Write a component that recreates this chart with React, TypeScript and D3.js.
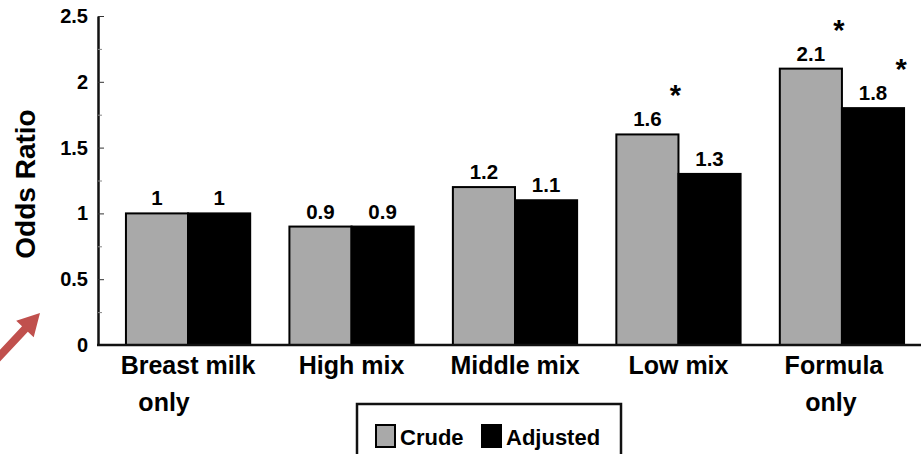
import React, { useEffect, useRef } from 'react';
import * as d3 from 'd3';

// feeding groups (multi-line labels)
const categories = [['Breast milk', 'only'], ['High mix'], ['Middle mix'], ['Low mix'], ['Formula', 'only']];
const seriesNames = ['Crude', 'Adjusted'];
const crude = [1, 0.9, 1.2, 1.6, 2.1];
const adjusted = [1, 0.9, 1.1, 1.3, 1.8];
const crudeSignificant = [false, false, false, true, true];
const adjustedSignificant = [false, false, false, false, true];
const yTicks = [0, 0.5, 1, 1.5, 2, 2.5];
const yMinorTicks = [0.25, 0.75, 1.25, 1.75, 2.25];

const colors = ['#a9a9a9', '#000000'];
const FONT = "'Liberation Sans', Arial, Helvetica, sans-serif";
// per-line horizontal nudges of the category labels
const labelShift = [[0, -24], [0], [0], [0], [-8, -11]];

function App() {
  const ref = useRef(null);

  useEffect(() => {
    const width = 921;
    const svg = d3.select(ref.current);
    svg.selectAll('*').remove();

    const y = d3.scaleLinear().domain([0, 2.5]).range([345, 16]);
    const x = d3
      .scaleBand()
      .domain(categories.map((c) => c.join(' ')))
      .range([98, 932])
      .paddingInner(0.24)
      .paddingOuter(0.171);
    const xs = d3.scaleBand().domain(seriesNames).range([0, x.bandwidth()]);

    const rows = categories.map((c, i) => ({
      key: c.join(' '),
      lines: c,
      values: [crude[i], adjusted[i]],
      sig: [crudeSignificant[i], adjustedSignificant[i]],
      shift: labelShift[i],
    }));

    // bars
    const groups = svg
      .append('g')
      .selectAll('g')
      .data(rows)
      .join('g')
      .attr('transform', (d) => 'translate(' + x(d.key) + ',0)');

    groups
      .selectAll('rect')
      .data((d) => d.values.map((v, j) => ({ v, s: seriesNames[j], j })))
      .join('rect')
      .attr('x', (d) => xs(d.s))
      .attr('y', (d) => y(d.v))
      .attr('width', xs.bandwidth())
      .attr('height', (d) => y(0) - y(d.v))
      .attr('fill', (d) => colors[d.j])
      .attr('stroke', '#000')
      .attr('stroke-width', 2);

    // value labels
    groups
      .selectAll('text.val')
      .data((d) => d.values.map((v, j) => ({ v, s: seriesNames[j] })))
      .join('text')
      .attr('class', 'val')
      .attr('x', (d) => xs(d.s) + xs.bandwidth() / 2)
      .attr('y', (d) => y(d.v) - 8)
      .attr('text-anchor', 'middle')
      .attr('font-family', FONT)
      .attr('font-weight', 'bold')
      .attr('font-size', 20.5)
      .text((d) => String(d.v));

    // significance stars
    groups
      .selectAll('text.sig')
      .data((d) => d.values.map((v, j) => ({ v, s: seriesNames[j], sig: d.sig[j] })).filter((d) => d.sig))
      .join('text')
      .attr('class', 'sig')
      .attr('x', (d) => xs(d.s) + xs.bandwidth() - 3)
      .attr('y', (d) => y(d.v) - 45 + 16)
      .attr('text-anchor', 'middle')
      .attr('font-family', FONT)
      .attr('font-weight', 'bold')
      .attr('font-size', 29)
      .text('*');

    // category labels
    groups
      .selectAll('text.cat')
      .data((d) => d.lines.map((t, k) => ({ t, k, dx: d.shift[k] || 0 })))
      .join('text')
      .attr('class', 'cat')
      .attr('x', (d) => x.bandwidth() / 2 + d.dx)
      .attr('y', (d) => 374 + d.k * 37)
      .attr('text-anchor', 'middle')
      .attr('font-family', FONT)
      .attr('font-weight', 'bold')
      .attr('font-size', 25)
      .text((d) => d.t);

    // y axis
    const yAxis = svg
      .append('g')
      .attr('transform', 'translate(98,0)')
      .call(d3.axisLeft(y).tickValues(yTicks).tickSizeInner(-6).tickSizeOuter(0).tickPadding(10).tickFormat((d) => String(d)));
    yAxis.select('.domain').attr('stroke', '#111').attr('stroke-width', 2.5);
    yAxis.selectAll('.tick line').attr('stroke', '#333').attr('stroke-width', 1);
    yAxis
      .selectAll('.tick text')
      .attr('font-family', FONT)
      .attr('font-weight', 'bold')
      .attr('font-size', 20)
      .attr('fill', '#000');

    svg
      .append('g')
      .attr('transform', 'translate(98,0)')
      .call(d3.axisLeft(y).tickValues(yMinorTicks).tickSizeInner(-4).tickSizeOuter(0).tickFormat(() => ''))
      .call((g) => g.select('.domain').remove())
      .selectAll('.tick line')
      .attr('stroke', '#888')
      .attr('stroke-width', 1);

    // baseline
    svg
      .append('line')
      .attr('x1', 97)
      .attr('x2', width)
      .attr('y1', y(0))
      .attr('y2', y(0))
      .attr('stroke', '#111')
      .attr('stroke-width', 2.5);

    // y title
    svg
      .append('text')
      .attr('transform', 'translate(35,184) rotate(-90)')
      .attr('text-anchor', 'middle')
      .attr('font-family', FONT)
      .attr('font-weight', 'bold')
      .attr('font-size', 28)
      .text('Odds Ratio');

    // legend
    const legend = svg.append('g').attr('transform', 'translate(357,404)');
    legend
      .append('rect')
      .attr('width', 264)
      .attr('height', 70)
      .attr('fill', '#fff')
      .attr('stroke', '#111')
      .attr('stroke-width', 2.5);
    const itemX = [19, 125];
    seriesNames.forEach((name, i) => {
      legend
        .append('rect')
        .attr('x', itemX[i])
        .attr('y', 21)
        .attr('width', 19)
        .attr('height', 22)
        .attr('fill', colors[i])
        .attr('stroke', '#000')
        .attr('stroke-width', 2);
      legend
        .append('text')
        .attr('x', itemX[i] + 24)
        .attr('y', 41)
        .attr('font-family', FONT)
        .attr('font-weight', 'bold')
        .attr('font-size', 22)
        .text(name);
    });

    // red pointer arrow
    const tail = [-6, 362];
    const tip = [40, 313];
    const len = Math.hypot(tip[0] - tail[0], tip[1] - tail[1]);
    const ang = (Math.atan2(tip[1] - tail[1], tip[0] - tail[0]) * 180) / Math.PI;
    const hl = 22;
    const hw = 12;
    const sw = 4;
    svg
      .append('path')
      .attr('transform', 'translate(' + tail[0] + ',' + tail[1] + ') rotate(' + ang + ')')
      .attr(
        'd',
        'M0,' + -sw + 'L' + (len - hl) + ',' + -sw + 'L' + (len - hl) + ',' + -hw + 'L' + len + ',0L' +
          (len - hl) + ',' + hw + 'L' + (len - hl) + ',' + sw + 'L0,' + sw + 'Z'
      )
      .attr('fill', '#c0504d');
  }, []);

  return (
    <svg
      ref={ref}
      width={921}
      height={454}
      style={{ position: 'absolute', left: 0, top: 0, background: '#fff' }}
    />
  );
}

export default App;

================================

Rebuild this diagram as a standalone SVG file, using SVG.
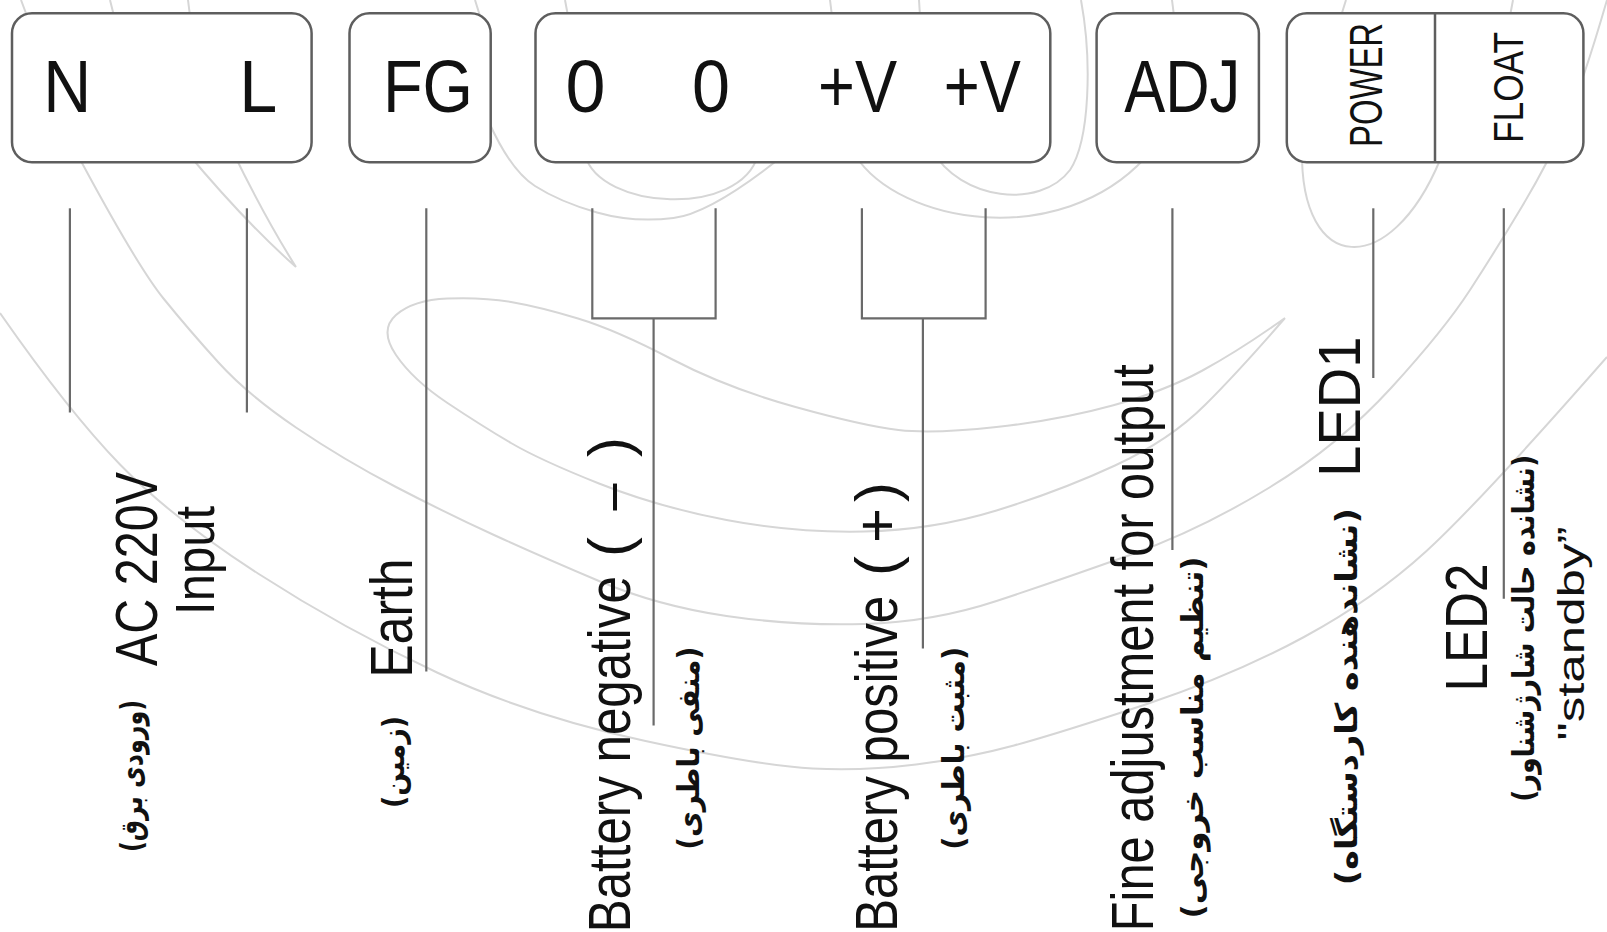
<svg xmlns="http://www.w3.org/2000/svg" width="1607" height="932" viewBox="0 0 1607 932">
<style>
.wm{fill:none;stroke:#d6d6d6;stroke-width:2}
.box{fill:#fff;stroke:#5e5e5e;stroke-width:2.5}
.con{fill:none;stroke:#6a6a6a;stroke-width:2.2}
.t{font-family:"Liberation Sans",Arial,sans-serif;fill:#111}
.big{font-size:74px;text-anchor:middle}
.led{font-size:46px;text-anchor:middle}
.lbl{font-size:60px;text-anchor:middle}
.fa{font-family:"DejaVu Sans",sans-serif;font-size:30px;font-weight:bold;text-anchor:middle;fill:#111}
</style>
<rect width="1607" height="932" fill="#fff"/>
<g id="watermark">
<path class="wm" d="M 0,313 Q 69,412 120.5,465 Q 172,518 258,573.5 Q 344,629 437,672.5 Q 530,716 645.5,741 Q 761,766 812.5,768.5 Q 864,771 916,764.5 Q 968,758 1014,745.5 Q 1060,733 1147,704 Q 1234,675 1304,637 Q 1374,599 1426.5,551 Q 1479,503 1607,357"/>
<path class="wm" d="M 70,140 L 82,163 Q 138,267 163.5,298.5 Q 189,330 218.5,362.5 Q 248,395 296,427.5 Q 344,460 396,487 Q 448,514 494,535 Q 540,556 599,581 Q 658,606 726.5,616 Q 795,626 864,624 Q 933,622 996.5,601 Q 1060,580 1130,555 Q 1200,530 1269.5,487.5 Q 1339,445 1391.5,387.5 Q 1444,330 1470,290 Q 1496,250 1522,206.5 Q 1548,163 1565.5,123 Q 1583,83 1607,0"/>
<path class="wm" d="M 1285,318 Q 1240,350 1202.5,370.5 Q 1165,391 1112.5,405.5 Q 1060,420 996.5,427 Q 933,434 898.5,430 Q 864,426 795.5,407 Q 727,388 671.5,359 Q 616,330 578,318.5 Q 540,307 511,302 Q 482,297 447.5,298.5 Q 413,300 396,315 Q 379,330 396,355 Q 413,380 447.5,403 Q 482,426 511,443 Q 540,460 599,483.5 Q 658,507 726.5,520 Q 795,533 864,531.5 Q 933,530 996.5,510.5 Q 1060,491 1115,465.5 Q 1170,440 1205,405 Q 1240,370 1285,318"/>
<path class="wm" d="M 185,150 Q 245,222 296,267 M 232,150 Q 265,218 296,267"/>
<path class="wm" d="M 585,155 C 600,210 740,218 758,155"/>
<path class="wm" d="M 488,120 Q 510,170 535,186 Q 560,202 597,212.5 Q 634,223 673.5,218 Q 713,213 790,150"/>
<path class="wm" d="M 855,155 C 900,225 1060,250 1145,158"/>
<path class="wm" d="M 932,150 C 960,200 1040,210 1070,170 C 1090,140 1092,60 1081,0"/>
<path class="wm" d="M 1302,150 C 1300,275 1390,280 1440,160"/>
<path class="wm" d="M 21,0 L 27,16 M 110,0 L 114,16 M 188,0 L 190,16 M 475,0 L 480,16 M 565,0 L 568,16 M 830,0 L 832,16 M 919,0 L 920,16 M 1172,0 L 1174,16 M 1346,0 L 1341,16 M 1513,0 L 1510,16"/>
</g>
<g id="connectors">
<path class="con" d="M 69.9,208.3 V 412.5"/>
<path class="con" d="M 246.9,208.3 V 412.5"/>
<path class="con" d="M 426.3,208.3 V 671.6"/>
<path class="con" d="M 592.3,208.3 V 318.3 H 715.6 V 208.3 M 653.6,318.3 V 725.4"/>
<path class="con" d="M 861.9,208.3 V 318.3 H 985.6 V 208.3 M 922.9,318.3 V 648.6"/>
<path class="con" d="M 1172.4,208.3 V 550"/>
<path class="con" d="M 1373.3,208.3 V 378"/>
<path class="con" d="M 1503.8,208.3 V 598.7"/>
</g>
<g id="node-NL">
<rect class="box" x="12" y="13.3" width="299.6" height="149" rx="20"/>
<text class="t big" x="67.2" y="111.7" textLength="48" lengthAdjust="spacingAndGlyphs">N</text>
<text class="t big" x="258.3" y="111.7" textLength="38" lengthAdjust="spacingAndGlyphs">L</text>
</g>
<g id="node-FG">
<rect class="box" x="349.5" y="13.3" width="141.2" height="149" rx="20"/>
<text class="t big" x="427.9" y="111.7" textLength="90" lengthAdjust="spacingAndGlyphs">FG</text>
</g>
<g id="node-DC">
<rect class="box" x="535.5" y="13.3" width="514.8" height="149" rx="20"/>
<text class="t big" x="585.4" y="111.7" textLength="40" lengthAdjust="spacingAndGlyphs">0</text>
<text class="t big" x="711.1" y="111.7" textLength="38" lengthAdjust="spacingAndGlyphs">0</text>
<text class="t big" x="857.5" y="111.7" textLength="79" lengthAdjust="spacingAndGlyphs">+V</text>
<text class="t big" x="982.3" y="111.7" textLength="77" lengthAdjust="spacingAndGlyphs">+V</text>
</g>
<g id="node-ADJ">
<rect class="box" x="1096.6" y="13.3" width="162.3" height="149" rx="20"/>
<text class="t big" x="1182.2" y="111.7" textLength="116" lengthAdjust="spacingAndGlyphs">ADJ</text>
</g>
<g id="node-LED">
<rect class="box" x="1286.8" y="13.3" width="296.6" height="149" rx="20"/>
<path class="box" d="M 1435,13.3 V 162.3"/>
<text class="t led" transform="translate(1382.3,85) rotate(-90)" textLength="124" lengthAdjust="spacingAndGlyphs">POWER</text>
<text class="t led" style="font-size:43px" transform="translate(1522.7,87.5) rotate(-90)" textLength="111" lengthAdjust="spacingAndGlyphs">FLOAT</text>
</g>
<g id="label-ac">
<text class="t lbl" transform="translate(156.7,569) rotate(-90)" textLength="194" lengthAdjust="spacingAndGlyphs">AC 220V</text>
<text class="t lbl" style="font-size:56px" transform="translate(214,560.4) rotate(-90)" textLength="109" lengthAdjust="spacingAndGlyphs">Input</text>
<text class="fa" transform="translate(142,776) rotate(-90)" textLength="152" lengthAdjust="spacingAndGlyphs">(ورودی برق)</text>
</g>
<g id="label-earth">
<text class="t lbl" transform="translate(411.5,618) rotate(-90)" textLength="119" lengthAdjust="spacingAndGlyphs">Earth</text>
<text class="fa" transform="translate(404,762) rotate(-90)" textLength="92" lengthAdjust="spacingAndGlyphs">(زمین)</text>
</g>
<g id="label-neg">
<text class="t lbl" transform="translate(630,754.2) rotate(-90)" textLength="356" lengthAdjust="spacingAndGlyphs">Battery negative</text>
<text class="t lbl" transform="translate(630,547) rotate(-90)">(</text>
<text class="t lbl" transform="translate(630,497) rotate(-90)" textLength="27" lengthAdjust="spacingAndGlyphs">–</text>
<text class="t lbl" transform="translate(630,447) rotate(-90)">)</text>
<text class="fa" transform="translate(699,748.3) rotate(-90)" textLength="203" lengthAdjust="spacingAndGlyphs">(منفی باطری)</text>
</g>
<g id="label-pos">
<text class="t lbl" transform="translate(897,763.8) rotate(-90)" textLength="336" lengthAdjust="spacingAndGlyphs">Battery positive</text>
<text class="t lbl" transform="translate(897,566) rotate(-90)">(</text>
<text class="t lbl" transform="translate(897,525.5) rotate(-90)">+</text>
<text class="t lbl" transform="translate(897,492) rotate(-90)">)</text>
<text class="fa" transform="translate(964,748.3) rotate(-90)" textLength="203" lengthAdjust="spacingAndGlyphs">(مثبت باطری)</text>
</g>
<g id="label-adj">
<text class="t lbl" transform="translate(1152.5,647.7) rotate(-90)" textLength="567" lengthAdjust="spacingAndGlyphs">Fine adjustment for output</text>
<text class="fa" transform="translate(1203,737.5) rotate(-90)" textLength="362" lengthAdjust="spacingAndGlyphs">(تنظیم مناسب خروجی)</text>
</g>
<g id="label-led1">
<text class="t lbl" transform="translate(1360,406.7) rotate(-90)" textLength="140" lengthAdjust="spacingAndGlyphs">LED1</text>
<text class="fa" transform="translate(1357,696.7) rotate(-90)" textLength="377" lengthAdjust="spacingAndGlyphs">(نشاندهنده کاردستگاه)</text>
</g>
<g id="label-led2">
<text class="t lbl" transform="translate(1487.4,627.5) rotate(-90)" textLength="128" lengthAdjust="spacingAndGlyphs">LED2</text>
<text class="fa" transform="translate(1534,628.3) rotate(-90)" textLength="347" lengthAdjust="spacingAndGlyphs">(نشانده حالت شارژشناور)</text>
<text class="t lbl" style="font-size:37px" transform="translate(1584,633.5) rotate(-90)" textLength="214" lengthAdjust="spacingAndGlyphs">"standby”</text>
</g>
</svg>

================================

Your task is to retype exactly the lines from the one containing "Write a component" through the one containing "import * as d3 from 'd3';", leaving every picture out.

▸ **Task output**
Write a component that recreates this chart with React, TypeScript and D3.js.
import React, { useEffect, useRef } from 'react';
import * as d3 from 'd3';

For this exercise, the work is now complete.